To me, NBC News was kind of like the Mt. Olympus of news. Ordinary people like us couldn’t work there. So imagine my pride, walking into the NBC Tower in December 1991 to join that team. 

I still can’t believe it.

Because of my time at NBC 5, I got to report on and experience history. There were, of course, tragedies. Tornadoes, floods and way too many unnecessary episodes of Chicagoland violence. I was at the Oklahoma City bombing and at the Pentagon after 9/11. Standing on the flight deck of an aircraft carrier leaving Norfolk harbor for Afghanistan the following week, I remember thinking, “These men and women are going to war.”

One mass shooting is one too many. I’ve seen a bunch.

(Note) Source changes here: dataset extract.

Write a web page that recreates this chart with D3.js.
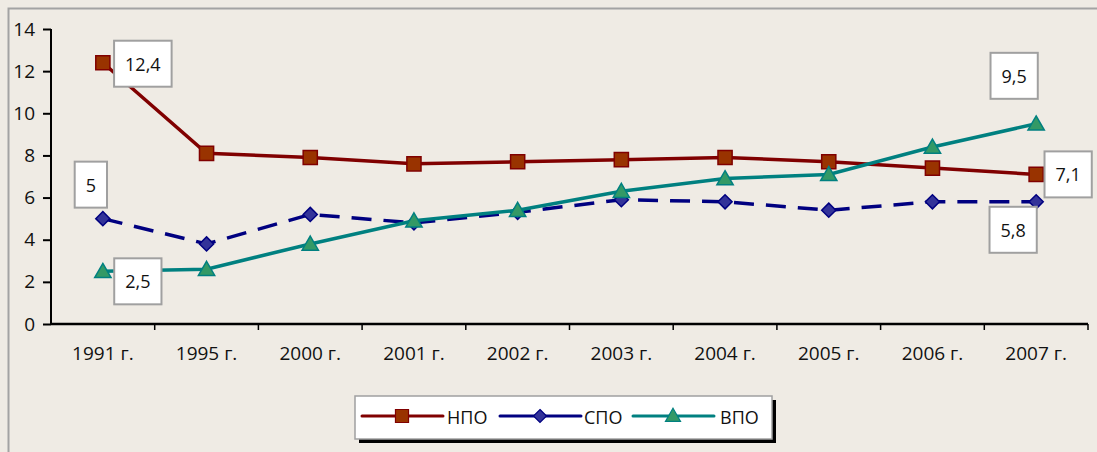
<!DOCTYPE html>
<html>
<head>
<meta charset="utf-8">
<script src="https://cdn.jsdelivr.net/npm/d3@7"></script>
<style>
  body { margin: 0; background: #efebe4; }
  svg { display: block; font-family: "Open Sans", "Noto Sans", sans-serif; }
  .val { font-size: 18px; fill: #111; }
  .leg { font-size: 18px; fill: #111; }
</style>
</head>
<body>
<svg width="1097" height="452"></svg>
<script>
const years = ['1991 г.', '1995 г.', '2000 г.', '2001 г.', '2002 г.', '2003 г.', '2004 г.', '2005 г.', '2006 г.', '2007 г.'];
const npo = [12.4, 8.1, 7.9, 7.6, 7.7, 7.8, 7.9, 7.7, 7.4, 7.1];
const spo = [5.0, 3.8, 5.2, 4.8, 5.3, 5.9, 5.8, 5.4, 5.8, 5.8];
const vpo = [2.5, 2.6, 3.8, 4.9, 5.4, 6.3, 6.9, 7.1, 8.4, 9.5];
const yTicks = [0, 2, 4, 6, 8, 10, 12, 14];

// value labels: which series and which year
const labels = [
    { series: 'НПО', year: '1991 г.', text: '12,4' },
    { series: 'СПО', year: '1991 г.', text: '5' },
    { series: 'ВПО', year: '1991 г.', text: '2,5' },
    { series: 'ВПО', year: '2007 г.', text: '9,5' },
    { series: 'НПО', year: '2007 г.', text: '7,1' },
    { series: 'СПО', year: '2007 г.', text: '5,8' }
];

const svg = d3.select('svg');
const width = +svg.attr('width');
const height = +svg.attr('height');

svg.append('rect')
    .attr('x', 8.5).attr('y', 8.5)
    .attr('width', width + 10).attr('height', height + 10)
    .attr('fill', '#efebe4')
    .attr('stroke', '#a3a3a3')
    .attr('stroke-width', 2);

// diamond as a rotated square
const diamond = {
    draw(ctx, size) {
        const r = Math.sqrt(size) / Math.SQRT2;
        ctx.moveTo(0, -r); ctx.lineTo(r, 0); ctx.lineTo(0, r); ctx.lineTo(-r, 0); ctx.closePath();
    }
};

const series = [
    { name: 'НПО', values: npo, line: '#800000', fill: '#993300', dash: null, shape: d3.symbolSquare, size: 200 },
    { name: 'СПО', values: spo, line: '#000080', fill: '#333399', dash: '20,12', shape: diamond, size: 100 },
    { name: 'ВПО', values: vpo, line: '#008080', fill: '#339966', dash: null, shape: d3.symbolTriangle, size: 115 }
];

const xScale = d3.scaleBand().domain(years).range([51, 1088]);
const xPos = d => xScale(d) + xScale.bandwidth() / 2;
const yScale = d3.scaleLinear().domain([0, 14]).range([324, 29]);

const tickFont = sel => sel.selectAll('text')
    .style('font-size', '19px')
    .style('font-family', '"Open Sans", sans-serif')
    .attr('fill', '#111');

// y axis
const yAxisG = svg.append('g')
    .attr('transform', 'translate(51,0)')
    .call(d3.axisLeft(yScale).tickValues(yTicks).tickSize(8).tickPadding(8));
yAxisG.selectAll('line, .domain').attr('stroke', '#000').attr('stroke-width', 2);
yAxisG.select('.domain').attr('d', `M0,${yScale(14)}V${yScale(0)}`);
tickFont(yAxisG);

// x axis
const xAxisG = svg.append('g')
    .attr('transform', `translate(0,${yScale(0)})`)
    .call(d3.axisBottom(xScale).tickSize(0).tickPadding(23));
xAxisG.select('.domain').attr('d', `M51,0H1088`).attr('stroke', '#000').attr('stroke-width', 2.5);
tickFont(xAxisG);
xAxisG.selectAll('.bound').data(years)
    .enter().append('line')
    .attr('x1', (d, i) => 51 + (i + 1) * xScale.bandwidth())
    .attr('x2', (d, i) => 51 + (i + 1) * xScale.bandwidth())
    .attr('y1', 0).attr('y2', 6)
    .attr('stroke', '#000').attr('stroke-width', 1.5);

const lineGenerator = d3.line()
    .x((d, i) => xPos(years[i]))
    .y(d => yScale(d));

const order = [series[1], series[0], series[2]];
order.forEach(s => {
    svg.append('path')
        .attr('d', lineGenerator(s.values))
        .attr('fill', 'none')
        .attr('stroke', s.line)
        .attr('stroke-width', 3.5)
        .attr('stroke-dasharray', s.dash);
    svg.selectAll(null).data(s.values)
        .enter().append('path')
        .attr('transform', (d, i) => `translate(${xPos(years[i])},${yScale(d) + (s.shape === d3.symbolTriangle ? 1.5 : 0)})`)
        .attr('d', d3.symbol().type(s.shape).size(s.size))
        .attr('fill', s.fill)
        .attr('stroke', s.line)
        .attr('stroke-width', 1.5);
});

// value label boxes
const offsets = {
    'НПО|1991 г.': [40, 1], 'СПО|1991 г.': [-12, -34], 'ВПО|1991 г.': [35, 10],
    'ВПО|2007 г.': [-22, -48], 'НПО|2007 г.': [32, 0], 'СПО|2007 г.': [-23, 28]
};
labels.forEach(l => {
    const s = series.find(s => s.name === l.series);
    const i = years.indexOf(l.year);
    const off = offsets[l.series + '|' + l.year];
    const cx = xPos(l.year) + off[0];
    const cy = yScale(s.values[i]) + off[1];
    const g = svg.append('g');
    const rect = g.append('rect');
    const t = g.append('text').attr('class', 'val')
        .attr('x', cx).attr('y', cy)
        .attr('text-anchor', 'middle')
        .attr('dominant-baseline', 'central')
        .text(l.text);
    const w = t.node().getComputedTextLength() + 22;
    rect.attr('x', cx - w / 2).attr('y', cy - 23)
        .attr('width', w).attr('height', 46)
        .attr('fill', '#fff').attr('stroke', '#a0a0a0').attr('stroke-width', 2);
});

// legend
const leg = svg.append('g');
leg.append('rect').attr('x', 359).attr('y', 400).attr('width', 417).attr('height', 43).attr('fill', '#000');
leg.append('rect').attr('x', 355).attr('y', 396).attr('width', 417).attr('height', 43)
    .attr('fill', '#fff').attr('stroke', '#a0a0a0').attr('stroke-width', 1.5);
const legX = [362, 500, 633];
const legTextX = [447, 584, 720];
series.forEach((s, i) => {
    leg.append('line')
        .attr('x1', legX[i]).attr('x2', legX[i] + 81)
        .attr('y1', 416).attr('y2', 416)
        .attr('stroke', s.line).attr('stroke-width', 3).attr('stroke-linecap', 'round');
    leg.append('path')
        .attr('transform', `translate(${legX[i] + 40},${416 + (s.shape === d3.symbolTriangle ? 1 : 0)})`)
        .attr('d', d3.symbol().type(s.shape).size(s.size * 0.85))
        .attr('fill', s.fill).attr('stroke', s.line).attr('stroke-width', 1.2);
    leg.append('text').attr('class', 'leg')
        .attr('x', legTextX[i]).attr('y', 417)
        .attr('dominant-baseline', 'central')
        .text(s.name);
});
</script>
</body>
</html>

I was at Sandy Hook, the Pulse nightclub in Orlando, Las Vegas, and just this past summer, Highland Park. It’s absurd that we still have to make mention of “common sense” reforms which should be taken.  They aren’t being taken because the lawmakers who could make them happen are more interested in getting re-elected than doing what they know is right.

I’ve watched three Illinois governors go to prison, along with at least three congressmen and more aldermen than I can count. They were from both parties. I am equally skeptical of both sides. Experience has rewarded that approach. Illinois should demand more of its public servants. There is an old expression that “you deserve the government you elect.” That’s only true if you don’t learn from your mistakes and keep electing them.

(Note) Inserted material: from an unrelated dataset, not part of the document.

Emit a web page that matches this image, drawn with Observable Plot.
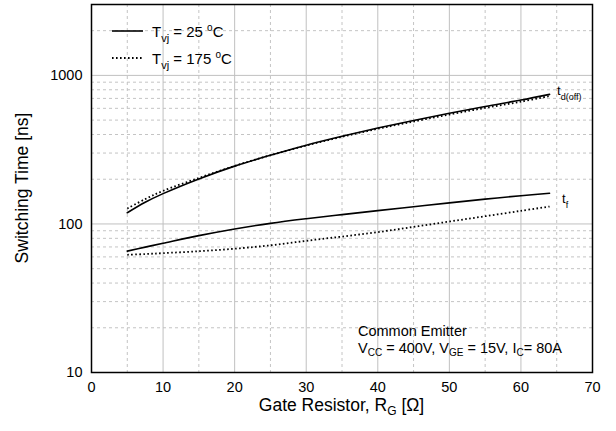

I got to do thrilling things. I covered three Olympics. I parachuted with the Army, drove a nuclear submarine, and flew the space shuttle (the simulator the astronauts trained in). And speaking of astronauts, one of my childhood heroes, Jim Lovell, actually flew my photographer and me to Hutchinson, Kansas, to see his Gemini spacecraft being restored. Remember my story about space shots?  One of those, Apollo 8, happened when I was 12 years old, as Jim Lovell and his crewmates orbited the moon on Christmas Eve. And there I was, that 12-year-old kid, riding shotgun with him in a twin-engine aircraft as he told me stories about flying in space!

I flew with an Air National Guard pilot in an F16 over Minnesota after 9/11. When he learned that I was a private pilot, he said, “Here, you take it.” There I was, a guy who had never flown anything bigger than a Cessna 172, rolling a jet fighter! (I actually got to do that again, this time in an F-18 with the Blue Angels at their training base in California). 

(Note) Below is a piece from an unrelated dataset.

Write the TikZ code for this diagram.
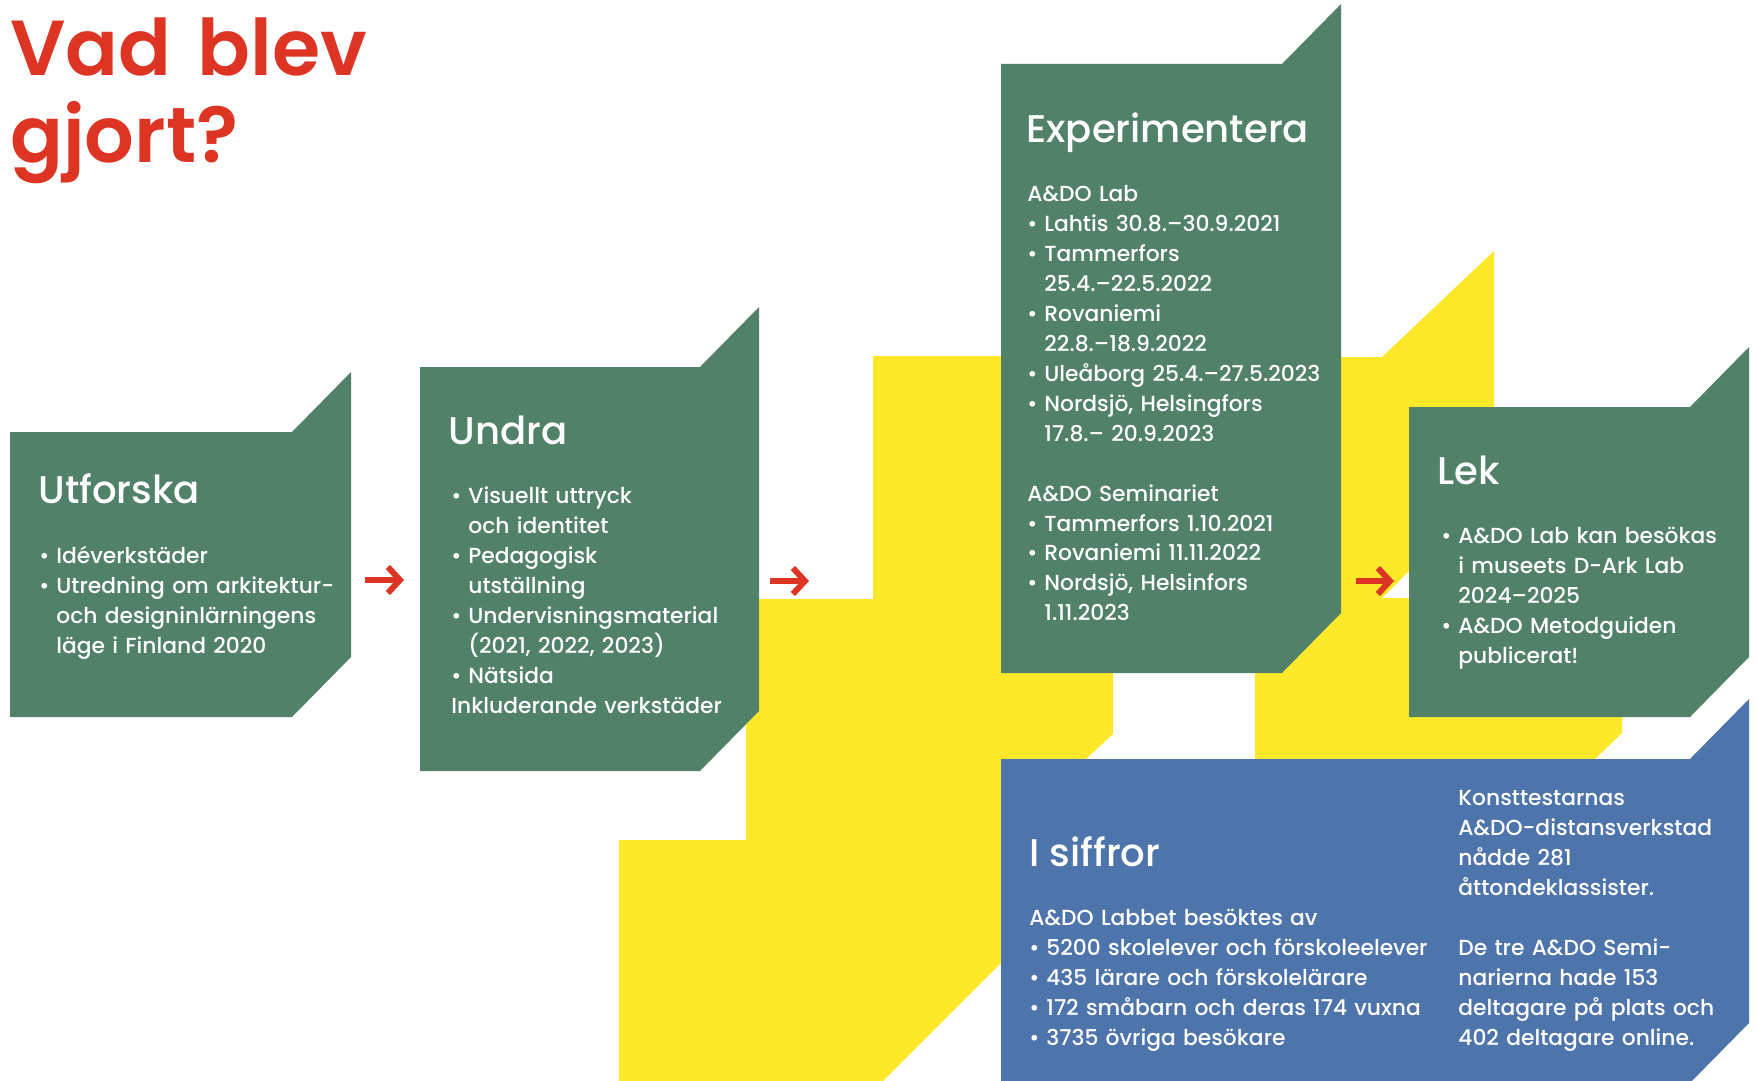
\documentclass[tikz,border=0pt]{standalone}
\usepackage{fontspec}
\setmainfont{Poppins}[UprightFont=* Medium,BoldFont=* SemiBold]
\usetikzlibrary{arrows.meta}
\definecolor{sage}{RGB}{81,130,105}
\definecolor{lemon}{RGB}{253,233,42}
\definecolor{denim}{RGB}{78,116,172}
\definecolor{tomato}{RGB}{221,52,36}
\tikzset{
 head/.style={anchor=base west,text=white,inner sep=0pt,font=\fontsize{19.3}{23}\selectfont},
 body/.style={anchor=base west,text=white,inner sep=0pt,align=left,text width=250pt,
  font=\fontsize{10.9}{15}\selectfont},
 flow/.style={draw=tomato,line width=3pt,-{Straight Barb[length=6pt,width=13pt]}}}
\newcommand{\itm}{\makebox[8.5pt][l]{\textbullet}}
\newcommand{\ind}{\hspace*{8.5pt}}
% flag shaped panel: colour, left, top, right, bottom
\newcommand{\flag}[5]{\fill[#1] (#2,#3) -- ({#4-59},#3) -- (#4,{#3-60}) -- (#4,{#5-60}) -- ({#4-59},#5) -- (#2,#5) -- cycle;}

\begin{document}
\begin{tikzpicture}[x=0.5pt,y=-0.5pt]
 \useasboundingbox (0,0) rectangle (1757,1081);
 % yellow steps behind
 \fill[lemon] (619,1081) -- (619,840) -- (746,840) -- (746,599) -- (873,599) -- (873,356)
  -- (1113,356) -- (1113,734) -- (1086,759) -- (1020,759) -- (1020,944) -- (883,1081) -- cycle;
 \fill[lemon] (1255,759) -- (1255,357) -- (1382,357) -- (1494,251) -- (1494,487) -- (1382,598)
  -- (1622,598) -- (1622,733) -- (1595,759) -- cycle;
 % panels
 \flag{sage}{10}{432}{351}{717}
 \flag{sage}{420}{367}{759}{771}
 \flag{sage}{1001}{64}{1341}{673}
 \flag{sage}{1409}{407}{1749}{717}
 \flag{denim}{1001}{759}{1749}{1083}

 \node[anchor=base west,inner sep=0pt,align=left,text width=300pt,text=tomato,
  font=\fontsize{39}{43.5}\selectfont\bfseries] (title) at (10,76) {Vad blev\\gjort?};

 \node[head] (utforska) at (38,503) {Utforska};
 \node[body] (utforska-txt) at (39,563) {\itm Idéverkstäder\\
  \itm Utredning om arkitektur-\\ \ind och designinlärningens\\ \ind läge i Finland 2020};

 \node[head] (undra) at (448,444) {Undra};
 \node[body] (undra-txt) at (451,503) {\itm Visuellt uttryck\\ \ind och identitet\\
  \itm Pedagogisk\\ \ind utställning\\ \itm Undervisningsmaterial\\
  \ind (2021, 2022, 2023)\\ \itm Nätsida\\ Inkluderande verkstäder};

 \node[head] (exp) at (1026,142) {Experimentera};
 \node[body] (exp-txt) at (1027,201) {A\&DO Lab\\ \itm Lahtis 30.8.–30.9.2021\\
  \itm Tammerfors\\ \ind 25.4.–22.5.2022\\ \itm Rovaniemi\\ \ind 22.8.–18.9.2022\\
  \itm Uleåborg 25.4.–27.5.2023\\ \itm Nordsjö, Helsingfors\\ \ind 17.8.– 20.9.2023\\[15pt]
  A\&DO Seminariet\\ \itm Tammerfors 1.10.2021\\ \itm Rovaniemi 11.11.2022\\
  \itm Nordsjö, Helsinfors\\ \ind 1.11.2023};

 \node[head] (lek) at (1437,484) {Lek};
 \node[body] (lek-txt) at (1441,543) {\itm A\&DO Lab kan besökas\\ \ind i museets D-Ark Lab\\
  \ind 2024–2025\\ \itm A\&DO Metodguiden\\ \ind publicerat!};

 \node[head] (siffror) at (1029,866) {I siffror};
 \node[body] (siffror-txt) at (1029,925) {A\&DO Labbet besöktes av\\
  \itm 5200 skolelever och förskoleelever\\ \itm 435 lärare och förskolelärare\\
  \itm 172 småbarn och deras 174 vuxna\\ \itm 3735 övriga besökare};
 \node[body] (siffror-txt2) at (1458,805) {Konsttestarnas\\ A\&DO-distansverkstad\\
  nådde 281\\ åttondeklassister.\\[15pt] De tre A\&DO Semi-\\ narierna hade 153\\
  deltagare på plats och\\ 402 deltagare online.};

 % arrows between the steps
 \coordinate (a1s) at (365,580); \coordinate (a1e) at (404,580);
 \coordinate (a2s) at (770,581); \coordinate (a2e) at (809,581);
 \coordinate (a3s) at (1356,581); \coordinate (a3e) at (1394,581);
 \draw[flow] (a1s) -- (a1e);
 \draw[flow] (a2s) -- (a2e);
 \draw[flow] (a3s) -- (a3e);
\end{tikzpicture}
\end{document}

But there is a much bigger piece of this. What we do, a free and independent press, is the only profession explicitly mentioned – and protected – in the Constitution. It’s not just a guarantee, it also a mandate, something of an assignment. 

When we are challenging the mayor or the governor or the police superintendent, we are your representatives in that room. When we are digging through spreadsheets, or suing city hall for documents, we’re doing that for you. We give you that information – and then it’s up to you to decide what to do with it next. It’s a tremendous responsibility to get it all, and get it right. And we really, really believe in that. 

I know that this company, especially, devotes tremendous resources to make certain that every word we bring to you is accurate and fair. And that’s important. Because more and more, those in power don’t want you to see what’s behind the curtain. They claim they believe in transparency but don’t practice it. They waste vast sums of money because it isn’t their money - it’s yours.  It’s up to you and us, to tell them that’s not acceptable. And here’s the amazing part: the viewers and readers, the consumers of news in this city have shown us time and again, they are partners in that effort. And that is amazing.

So as I leave here, please know that I do so with a tremendous sense of pride for working at a great company with great people – most of whom you don’t see – but are the real heroes who get all of this into your homes. And gratitude for you, who let me do this all these years. Thank you. It has been an honor doing news in Chicago.